He shared the 1972 physics prize for showing how some materials could convey electricity without resistance. He also did pioneering research in neuroscience.

Leon N. Cooper, a Nobel-winning physicist who helped unlock the secret of how some materials can convey electricity without resistance, a phenomenon called superconductivity, and who did pioneering work in understanding how memory and the brain work, died on Wednesday at his home in Providence, R.I. He was 94.

His death was confirmed by his daughter Coralie Cooper.

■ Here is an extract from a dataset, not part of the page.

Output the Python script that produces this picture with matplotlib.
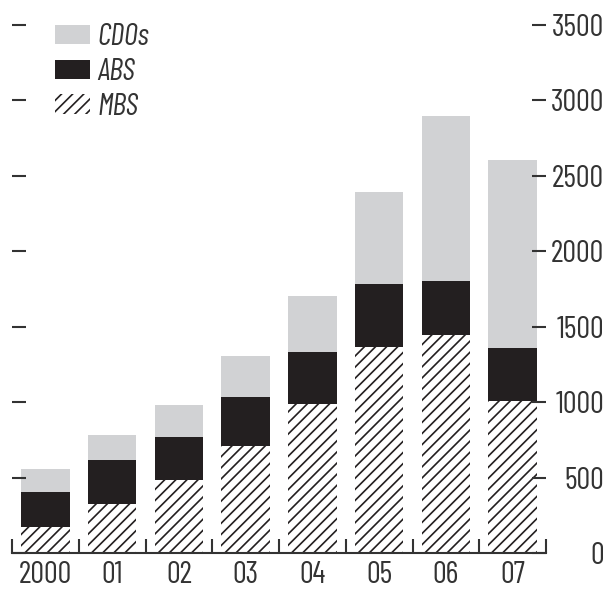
import matplotlib
matplotlib.use("Agg")
import matplotlib.pyplot as plt
from matplotlib.patches import Patch
import numpy as np

years = ["2000", "01", "02", "03", "04", "05", "06", "07"]
mbs = [172, 325, 484, 710, 991, 1368, 1445, 1005]
abs_ = [233, 292, 285, 321, 339, 416, 361, 352]
cdos = [152, 165, 212, 275, 376, 609, 1090, 1246]
yticks = [0, 500, 1000, 1500, 2000, 2500, 3000, 3500]

CDO_GREY = "#d1d2d4"
ABS_BLACK = "#231f20"
TEXT = "#333333"

plt.rcParams["font.family"] = ["Barlow Condensed", "DejaVu Sans"]
plt.rcParams["hatch.linewidth"] = 1.2

fig = plt.figure(figsize=(6.07, 5.91), dpi=100)
ax = fig.add_axes([12 / 607, 1 - 553 / 591, 534 / 607, 528 / 591])

x = np.arange(len(years))
w = 0.73
mbs_a = np.array(mbs)
abs_a = np.array(abs_)
ax.bar(x, mbs, w, color="white", edgecolor=ABS_BLACK, linewidth=0, hatch="///")
ax.bar(x, abs_, w, bottom=mbs_a, color=ABS_BLACK, linewidth=0)
ax.bar(x, cdos, w, bottom=mbs_a + abs_a, color=CDO_GREY, linewidth=0)

ax.set_xlim(-0.5, len(years) - 0.5)
ax.set_ylim(0, 3500)

for side in ("left", "right", "top"):
    ax.spines[side].set_visible(False)
ax.spines["bottom"].set_linewidth(1.5)
ax.spines["bottom"].set_color(TEXT)

ax.set_xticks(x)
ax.set_xticklabels(years)
ax.set_xticks(np.arange(-0.5, len(years)), minor=True)
ax.tick_params(axis="x", which="major", length=0, pad=6, labelsize=22, labelcolor=TEXT)
ax.tick_params(axis="x", which="minor", direction="in", length=10, width=1.5, color=TEXT)

ax.set_yticks(yticks)
ax.set_yticklabels([str(v) for v in yticks])
ax.tick_params(axis="y", left=True, right=True, labelleft=False, labelright=True,
               direction="in", length=10, width=1.5, color=TEXT,
               labelsize=22, labelcolor=TEXT, pad=42)
for lbl in ax.get_yticklabels():
    lbl.set_horizontalalignment("right")

handles = [
    Patch(facecolor=CDO_GREY, linewidth=0, label="CDOs"),
    Patch(facecolor=ABS_BLACK, linewidth=0, label="ABS"),
    Patch(facecolor="white", edgecolor=ABS_BLACK, linewidth=0, hatch="///", label="MBS"),
]
leg = ax.legend(handles=handles, loc="upper left", bbox_to_anchor=(0.08, 1.003),
                frameon=False, prop={"size": 22, "style": "italic"},
                handlelength=1.15, handleheight=0.6, handletextpad=0.25,
                labelspacing=0.22, borderpad=0, borderaxespad=0)
for t in leg.get_texts():
    t.set_color(TEXT)

fig.savefig("out.png", dpi=100)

Dr. Cooper, a longtime professor at Brown University, was something of a bon vivant on its campus in Providence, where he could be seen driving around in a sporty 1968 Chevrolet Camaro convertible. After he received the Nobel Prize in Physics in 1972, sharing it with two colleagues, The Rhode Islander, the Sunday magazine of The Providence Journal, named him its Man of the Year and published a profile of him titled “Dr. Supercool and the First Nobel.”

It was said that Sheldon Cooper, the quirky, geeky character played by Jim Parsons on “The Big Bang Theory,” the hit television sitcom about graduate students at the California Institute for Technology, was in part named after Dr. Cooper.

But it was as a postdoctoral researcher at the University of Illinois Urbana-Champaign that Dr. Cooper first made his mark in the field of superconductivity.

Superconductors can create powerful magnets for use in magnetic resonance imaging machines, and in the giant accelerators that smash particles together to study the origins of the universe.

Superconductivity was accidentally discovered in 1911 by the Dutch physicist and Nobel laureate Heike Kamerlingh Onnes, when he cooled mercury down to minus 452 degrees Fahrenheit, or about 7 degrees above absolute zero. Physicists were astounded by what they found — it was as if they had discovered a perpetual motion machine. Indeed, a current passing through a superconductive material will theoretically never dissipate.